-- start The input --
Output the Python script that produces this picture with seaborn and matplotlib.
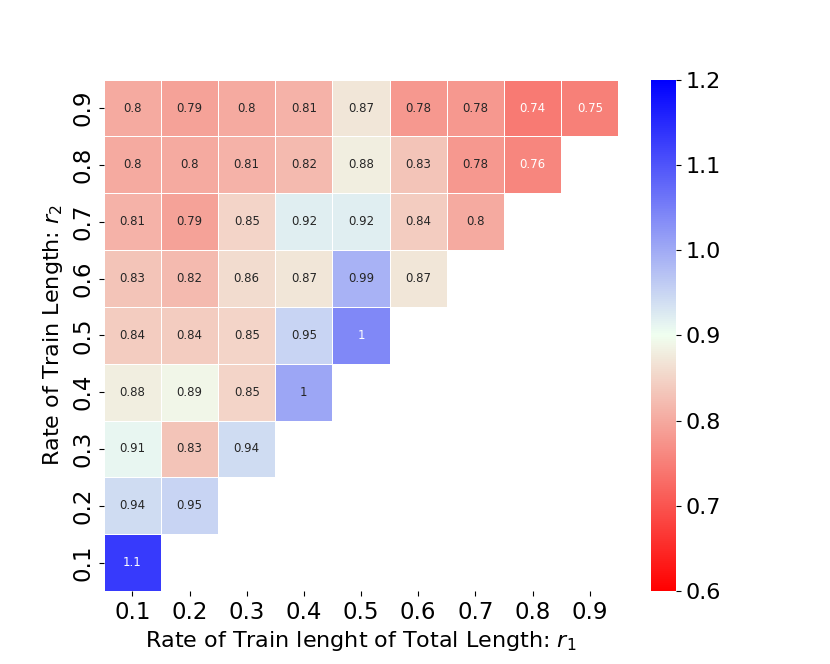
import numpy as np
import pandas as pd
import matplotlib
matplotlib.use('Agg')
import matplotlib.pyplot as plt
import seaborn as sns
from matplotlib.colors import LinearSegmentedColormap

# r1 along x, r2 along y (top row is r2 = 0.9)
r1_labels = ['0.1', '0.2', '0.3', '0.4', '0.5', '0.6', '0.7', '0.8', '0.9']
r2_labels = ['0.9', '0.8', '0.7', '0.6', '0.5', '0.4', '0.3', '0.2', '0.1']

# ratio values per r2 row, read left to right (only r1 <= r2 exists)
row_09 = [0.80, 0.79, 0.80, 0.81, 0.87, 0.78, 0.78, 0.744, 0.752]
row_08 = [0.80, 0.80, 0.81, 0.82, 0.88, 0.83, 0.78, 0.758]
row_07 = [0.81, 0.79, 0.85, 0.92, 0.92, 0.84, 0.80]
row_06 = [0.83, 0.82, 0.86, 0.87, 0.99, 0.87]
row_05 = [0.84, 0.84, 0.85, 0.95, 1.04]
row_04 = [0.88, 0.89, 0.85, 1.005]
row_03 = [0.91, 0.83, 0.94]
row_02 = [0.94, 0.95]
row_01 = [1.13]

rows = [row_09, row_08, row_07, row_06, row_05, row_04, row_03, row_02, row_01]
grid = np.full((9, 9), np.nan)
for i, vals in enumerate(rows):
    grid[i, :len(vals)] = vals
df = pd.DataFrame(grid, index=r2_labels, columns=r1_labels)

cmap = LinearSegmentedColormap.from_list('rwb', ['red', 'honeydew', 'blue'])

fig = plt.figure(figsize=(8.3, 6.64), dpi=100)
ax = sns.heatmap(df, mask=df.isnull(), cmap=cmap, vmin=0.6, vmax=1.2,
                 annot=True, fmt='.2g', annot_kws={'size': 8.5},
                 linewidths=0.5, linecolor='white')

ax.set_xlabel('Rate of Train lenght of Total Length: $r_1$', fontsize=16)
ax.set_ylabel('Rate of Train Length: $r_2$', fontsize=16)
ax.tick_params(axis='both', labelsize=16.5)
plt.setp(ax.get_yticklabels(), rotation=90, va='center')
plt.setp(ax.get_xticklabels(), rotation=0)

cbar = ax.collections[0].colorbar
cbar.ax.tick_params(labelsize=16)
cbar.set_ticks([0.6, 0.7, 0.8, 0.9, 1.0, 1.1, 1.2])

plt.savefig('out.png', dpi=100)
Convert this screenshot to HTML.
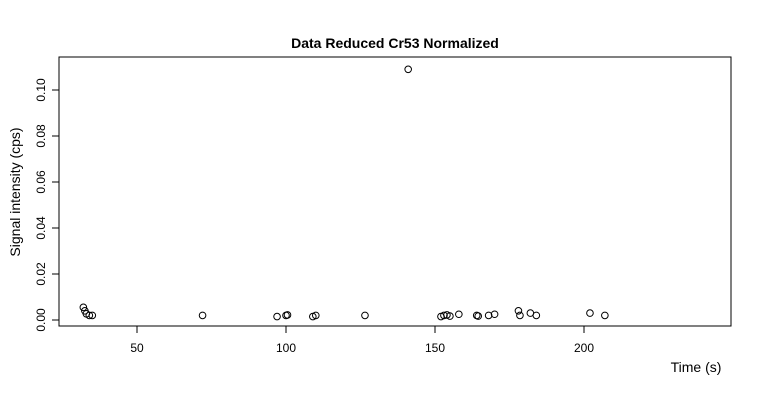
-- end The input --
▸ **Given problem**
Collect the lines of the data that carry the word "seaborn".

▸ **Solution for this exercise**
Output the Python script that produces this picture with seaborn and matplotlib.
import seaborn as sns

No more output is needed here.